Everything in the listing below from the line containing "Convert this chart" through the line containing "const axisStep = 10;" should be repeated exactly; leave out every other line.

● **Data excerpts**:
****************************************
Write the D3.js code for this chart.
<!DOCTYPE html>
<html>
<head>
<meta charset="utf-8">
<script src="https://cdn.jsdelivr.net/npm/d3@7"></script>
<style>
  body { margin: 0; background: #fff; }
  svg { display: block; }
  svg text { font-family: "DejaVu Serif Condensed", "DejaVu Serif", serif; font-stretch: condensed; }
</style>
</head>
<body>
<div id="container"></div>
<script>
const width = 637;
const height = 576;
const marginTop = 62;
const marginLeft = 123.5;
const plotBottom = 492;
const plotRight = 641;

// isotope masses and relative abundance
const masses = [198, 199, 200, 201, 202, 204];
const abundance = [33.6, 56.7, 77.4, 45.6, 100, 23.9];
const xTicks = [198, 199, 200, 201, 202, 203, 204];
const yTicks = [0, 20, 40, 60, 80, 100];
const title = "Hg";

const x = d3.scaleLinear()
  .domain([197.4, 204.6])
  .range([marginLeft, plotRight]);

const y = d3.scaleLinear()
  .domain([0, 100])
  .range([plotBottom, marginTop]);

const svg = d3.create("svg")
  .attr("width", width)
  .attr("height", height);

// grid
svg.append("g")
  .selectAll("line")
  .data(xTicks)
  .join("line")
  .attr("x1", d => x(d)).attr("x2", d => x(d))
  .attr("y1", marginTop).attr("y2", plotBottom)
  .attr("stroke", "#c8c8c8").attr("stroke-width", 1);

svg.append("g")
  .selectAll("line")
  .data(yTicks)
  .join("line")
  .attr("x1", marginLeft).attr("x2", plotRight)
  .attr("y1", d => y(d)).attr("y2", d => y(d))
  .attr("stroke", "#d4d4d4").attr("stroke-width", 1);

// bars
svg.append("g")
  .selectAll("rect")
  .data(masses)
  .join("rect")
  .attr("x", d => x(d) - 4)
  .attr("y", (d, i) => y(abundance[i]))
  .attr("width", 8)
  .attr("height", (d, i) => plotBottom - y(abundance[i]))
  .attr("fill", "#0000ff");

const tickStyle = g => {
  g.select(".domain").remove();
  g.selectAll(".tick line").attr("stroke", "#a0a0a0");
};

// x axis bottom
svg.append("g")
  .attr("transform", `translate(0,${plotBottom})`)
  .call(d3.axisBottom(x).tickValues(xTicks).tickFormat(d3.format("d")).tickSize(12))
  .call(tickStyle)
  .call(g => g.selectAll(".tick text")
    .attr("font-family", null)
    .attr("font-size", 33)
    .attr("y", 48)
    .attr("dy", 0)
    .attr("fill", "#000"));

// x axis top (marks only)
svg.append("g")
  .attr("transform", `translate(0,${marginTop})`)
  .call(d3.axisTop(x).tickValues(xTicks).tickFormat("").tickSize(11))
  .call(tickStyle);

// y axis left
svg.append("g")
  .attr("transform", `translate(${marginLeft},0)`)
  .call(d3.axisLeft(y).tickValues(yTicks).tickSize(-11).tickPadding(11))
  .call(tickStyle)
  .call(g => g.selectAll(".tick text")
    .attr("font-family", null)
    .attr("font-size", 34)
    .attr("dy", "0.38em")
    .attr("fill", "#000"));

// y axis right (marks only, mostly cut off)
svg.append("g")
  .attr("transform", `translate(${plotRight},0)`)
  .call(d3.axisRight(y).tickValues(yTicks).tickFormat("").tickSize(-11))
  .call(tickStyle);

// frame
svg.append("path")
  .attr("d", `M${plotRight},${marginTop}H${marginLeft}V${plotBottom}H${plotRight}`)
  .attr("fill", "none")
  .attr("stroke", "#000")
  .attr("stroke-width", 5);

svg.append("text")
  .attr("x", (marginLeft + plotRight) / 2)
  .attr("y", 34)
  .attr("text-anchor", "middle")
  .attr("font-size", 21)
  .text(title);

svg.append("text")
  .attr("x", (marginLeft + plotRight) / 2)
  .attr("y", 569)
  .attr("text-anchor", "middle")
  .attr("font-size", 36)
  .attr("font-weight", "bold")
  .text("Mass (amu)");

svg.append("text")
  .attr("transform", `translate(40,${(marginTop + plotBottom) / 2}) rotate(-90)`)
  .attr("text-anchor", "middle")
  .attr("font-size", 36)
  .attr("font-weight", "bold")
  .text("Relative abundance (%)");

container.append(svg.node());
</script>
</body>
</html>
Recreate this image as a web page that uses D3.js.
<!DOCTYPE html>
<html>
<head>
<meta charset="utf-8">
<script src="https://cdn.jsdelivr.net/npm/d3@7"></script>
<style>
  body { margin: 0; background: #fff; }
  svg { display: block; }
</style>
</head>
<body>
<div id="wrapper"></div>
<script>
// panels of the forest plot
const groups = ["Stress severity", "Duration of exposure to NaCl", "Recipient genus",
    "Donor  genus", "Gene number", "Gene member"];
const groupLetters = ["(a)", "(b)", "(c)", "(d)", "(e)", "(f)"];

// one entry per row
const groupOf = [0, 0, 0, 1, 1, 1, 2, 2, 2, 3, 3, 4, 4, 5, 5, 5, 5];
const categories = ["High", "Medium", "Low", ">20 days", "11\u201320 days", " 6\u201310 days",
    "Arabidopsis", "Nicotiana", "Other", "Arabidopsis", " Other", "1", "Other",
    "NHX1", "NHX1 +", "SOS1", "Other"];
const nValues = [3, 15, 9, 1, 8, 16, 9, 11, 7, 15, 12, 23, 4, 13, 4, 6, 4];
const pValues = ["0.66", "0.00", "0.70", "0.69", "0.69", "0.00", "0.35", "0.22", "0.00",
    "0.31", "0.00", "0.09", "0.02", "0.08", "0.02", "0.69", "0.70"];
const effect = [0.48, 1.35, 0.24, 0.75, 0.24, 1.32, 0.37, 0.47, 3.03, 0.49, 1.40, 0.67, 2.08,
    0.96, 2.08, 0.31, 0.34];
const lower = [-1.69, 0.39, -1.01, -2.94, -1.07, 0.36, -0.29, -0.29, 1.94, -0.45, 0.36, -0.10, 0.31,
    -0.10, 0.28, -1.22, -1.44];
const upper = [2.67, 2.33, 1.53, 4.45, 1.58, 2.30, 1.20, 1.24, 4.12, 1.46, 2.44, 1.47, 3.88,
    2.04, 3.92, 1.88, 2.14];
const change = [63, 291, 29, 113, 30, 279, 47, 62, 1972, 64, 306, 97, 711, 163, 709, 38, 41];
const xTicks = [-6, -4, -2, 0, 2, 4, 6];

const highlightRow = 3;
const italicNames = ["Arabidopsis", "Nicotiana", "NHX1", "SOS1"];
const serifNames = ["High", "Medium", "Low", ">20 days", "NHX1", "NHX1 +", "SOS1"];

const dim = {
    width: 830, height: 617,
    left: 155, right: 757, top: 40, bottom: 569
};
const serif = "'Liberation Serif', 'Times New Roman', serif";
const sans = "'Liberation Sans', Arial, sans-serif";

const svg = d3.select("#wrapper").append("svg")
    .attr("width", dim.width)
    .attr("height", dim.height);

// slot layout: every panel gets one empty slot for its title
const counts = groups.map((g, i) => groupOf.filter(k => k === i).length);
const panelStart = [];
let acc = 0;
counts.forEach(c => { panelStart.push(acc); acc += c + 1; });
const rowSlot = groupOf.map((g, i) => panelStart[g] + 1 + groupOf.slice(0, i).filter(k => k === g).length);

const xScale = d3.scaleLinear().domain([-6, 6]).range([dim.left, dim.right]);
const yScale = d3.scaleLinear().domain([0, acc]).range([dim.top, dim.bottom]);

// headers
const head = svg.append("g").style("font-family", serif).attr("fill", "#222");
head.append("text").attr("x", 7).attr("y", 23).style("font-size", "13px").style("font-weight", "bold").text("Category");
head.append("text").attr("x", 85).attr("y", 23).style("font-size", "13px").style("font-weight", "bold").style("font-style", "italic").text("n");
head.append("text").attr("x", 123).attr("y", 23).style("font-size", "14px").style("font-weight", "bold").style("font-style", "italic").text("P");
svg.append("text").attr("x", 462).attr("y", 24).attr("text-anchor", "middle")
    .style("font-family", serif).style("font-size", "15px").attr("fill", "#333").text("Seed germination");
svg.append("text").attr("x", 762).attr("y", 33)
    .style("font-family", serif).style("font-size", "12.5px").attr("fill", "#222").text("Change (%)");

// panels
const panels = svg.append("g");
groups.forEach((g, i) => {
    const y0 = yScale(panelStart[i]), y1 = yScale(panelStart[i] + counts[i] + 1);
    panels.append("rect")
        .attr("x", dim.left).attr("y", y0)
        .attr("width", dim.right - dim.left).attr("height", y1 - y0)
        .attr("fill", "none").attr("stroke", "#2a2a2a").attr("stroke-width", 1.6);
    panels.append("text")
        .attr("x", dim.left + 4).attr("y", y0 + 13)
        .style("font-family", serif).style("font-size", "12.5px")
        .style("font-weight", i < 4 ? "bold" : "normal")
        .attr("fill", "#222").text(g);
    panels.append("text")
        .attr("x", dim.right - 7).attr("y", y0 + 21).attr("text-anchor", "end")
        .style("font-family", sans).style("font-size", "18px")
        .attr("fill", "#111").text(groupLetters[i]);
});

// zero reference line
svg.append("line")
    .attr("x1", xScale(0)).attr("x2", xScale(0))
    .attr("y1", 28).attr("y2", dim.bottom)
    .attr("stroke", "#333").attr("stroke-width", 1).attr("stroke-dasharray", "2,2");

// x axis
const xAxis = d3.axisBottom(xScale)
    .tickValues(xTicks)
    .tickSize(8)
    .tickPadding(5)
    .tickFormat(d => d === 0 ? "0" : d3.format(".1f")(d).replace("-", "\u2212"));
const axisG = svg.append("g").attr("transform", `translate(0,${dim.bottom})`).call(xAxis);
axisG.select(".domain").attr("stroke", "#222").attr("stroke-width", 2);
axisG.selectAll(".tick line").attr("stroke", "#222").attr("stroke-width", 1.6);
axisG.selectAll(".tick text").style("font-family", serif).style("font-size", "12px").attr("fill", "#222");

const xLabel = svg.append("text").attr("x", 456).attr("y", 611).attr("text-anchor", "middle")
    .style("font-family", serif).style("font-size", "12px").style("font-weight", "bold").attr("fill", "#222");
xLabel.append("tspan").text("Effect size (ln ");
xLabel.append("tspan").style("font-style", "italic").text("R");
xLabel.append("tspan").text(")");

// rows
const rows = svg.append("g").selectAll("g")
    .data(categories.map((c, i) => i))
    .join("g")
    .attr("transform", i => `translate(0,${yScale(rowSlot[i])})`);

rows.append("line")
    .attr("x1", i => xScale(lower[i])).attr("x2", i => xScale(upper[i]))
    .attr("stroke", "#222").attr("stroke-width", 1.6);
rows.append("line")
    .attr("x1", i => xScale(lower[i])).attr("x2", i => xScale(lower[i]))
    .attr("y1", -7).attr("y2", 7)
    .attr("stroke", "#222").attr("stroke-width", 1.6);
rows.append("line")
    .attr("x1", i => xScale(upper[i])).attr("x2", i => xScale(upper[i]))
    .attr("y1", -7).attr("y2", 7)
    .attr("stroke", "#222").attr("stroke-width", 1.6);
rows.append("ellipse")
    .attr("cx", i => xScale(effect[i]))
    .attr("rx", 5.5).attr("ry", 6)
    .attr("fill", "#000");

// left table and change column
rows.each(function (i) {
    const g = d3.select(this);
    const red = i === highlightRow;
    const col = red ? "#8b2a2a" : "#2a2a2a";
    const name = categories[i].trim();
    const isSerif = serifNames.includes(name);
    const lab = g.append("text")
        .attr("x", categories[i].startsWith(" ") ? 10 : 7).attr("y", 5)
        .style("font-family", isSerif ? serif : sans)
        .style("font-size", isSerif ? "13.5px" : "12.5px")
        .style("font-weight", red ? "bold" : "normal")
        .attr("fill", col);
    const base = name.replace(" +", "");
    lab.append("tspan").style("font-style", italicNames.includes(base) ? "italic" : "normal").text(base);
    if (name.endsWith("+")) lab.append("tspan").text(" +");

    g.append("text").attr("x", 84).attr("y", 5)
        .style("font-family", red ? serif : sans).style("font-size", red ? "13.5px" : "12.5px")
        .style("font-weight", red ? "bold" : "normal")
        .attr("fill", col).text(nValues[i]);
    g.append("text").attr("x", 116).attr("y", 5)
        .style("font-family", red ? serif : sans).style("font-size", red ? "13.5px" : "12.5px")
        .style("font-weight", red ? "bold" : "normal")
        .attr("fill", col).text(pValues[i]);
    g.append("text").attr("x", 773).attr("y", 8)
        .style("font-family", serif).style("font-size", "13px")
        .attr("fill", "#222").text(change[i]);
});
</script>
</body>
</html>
****************************************
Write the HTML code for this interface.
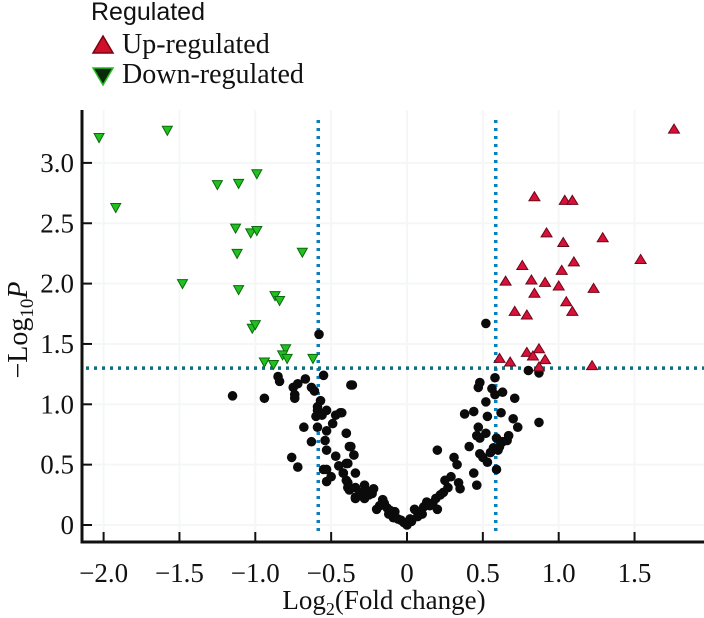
****************************************
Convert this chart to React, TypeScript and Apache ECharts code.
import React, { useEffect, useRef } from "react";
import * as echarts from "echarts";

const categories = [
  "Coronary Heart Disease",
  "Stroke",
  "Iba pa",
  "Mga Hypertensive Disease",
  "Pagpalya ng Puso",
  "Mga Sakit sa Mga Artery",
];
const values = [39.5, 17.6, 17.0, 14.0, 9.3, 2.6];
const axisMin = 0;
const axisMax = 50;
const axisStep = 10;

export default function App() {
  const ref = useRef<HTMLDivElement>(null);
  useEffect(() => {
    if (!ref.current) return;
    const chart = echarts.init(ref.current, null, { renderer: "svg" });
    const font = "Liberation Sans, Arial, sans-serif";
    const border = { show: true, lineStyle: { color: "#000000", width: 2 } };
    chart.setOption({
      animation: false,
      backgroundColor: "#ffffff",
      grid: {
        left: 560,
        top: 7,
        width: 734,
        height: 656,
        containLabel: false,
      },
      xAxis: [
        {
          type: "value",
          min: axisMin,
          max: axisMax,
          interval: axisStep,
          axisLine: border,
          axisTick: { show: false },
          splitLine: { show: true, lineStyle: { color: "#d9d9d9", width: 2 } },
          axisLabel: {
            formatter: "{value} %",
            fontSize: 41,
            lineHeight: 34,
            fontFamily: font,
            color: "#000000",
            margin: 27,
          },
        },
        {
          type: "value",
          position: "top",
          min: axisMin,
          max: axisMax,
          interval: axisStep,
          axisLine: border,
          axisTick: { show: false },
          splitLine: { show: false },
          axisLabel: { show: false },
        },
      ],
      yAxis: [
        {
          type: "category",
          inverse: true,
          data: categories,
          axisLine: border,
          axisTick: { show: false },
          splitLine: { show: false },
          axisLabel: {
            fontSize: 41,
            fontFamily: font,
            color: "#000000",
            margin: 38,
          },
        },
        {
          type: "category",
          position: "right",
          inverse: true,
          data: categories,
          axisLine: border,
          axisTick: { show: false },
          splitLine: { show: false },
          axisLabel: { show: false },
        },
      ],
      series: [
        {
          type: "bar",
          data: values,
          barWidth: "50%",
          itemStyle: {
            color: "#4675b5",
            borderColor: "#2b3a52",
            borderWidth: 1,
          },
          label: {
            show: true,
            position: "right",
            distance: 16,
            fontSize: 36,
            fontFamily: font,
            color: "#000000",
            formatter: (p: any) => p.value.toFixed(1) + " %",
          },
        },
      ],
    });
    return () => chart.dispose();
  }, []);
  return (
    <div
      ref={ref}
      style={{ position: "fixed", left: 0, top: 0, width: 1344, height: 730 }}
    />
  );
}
****************************************
● **Response for this exercise**:
Convert this chart to React, TypeScript and Apache ECharts code.
import React, { useEffect, useRef } from "react";
import * as echarts from "echarts";

const categories = [
  "Coronary Heart Disease",
  "Stroke",
  "Iba pa",
  "Mga Hypertensive Disease",
  "Pagpalya ng Puso",
  "Mga Sakit sa Mga Artery",
];
const values = [39.5, 17.6, 17.0, 14.0, 9.3, 2.6];
const axisMin = 0;
const axisMax = 50;
const axisStep = 10;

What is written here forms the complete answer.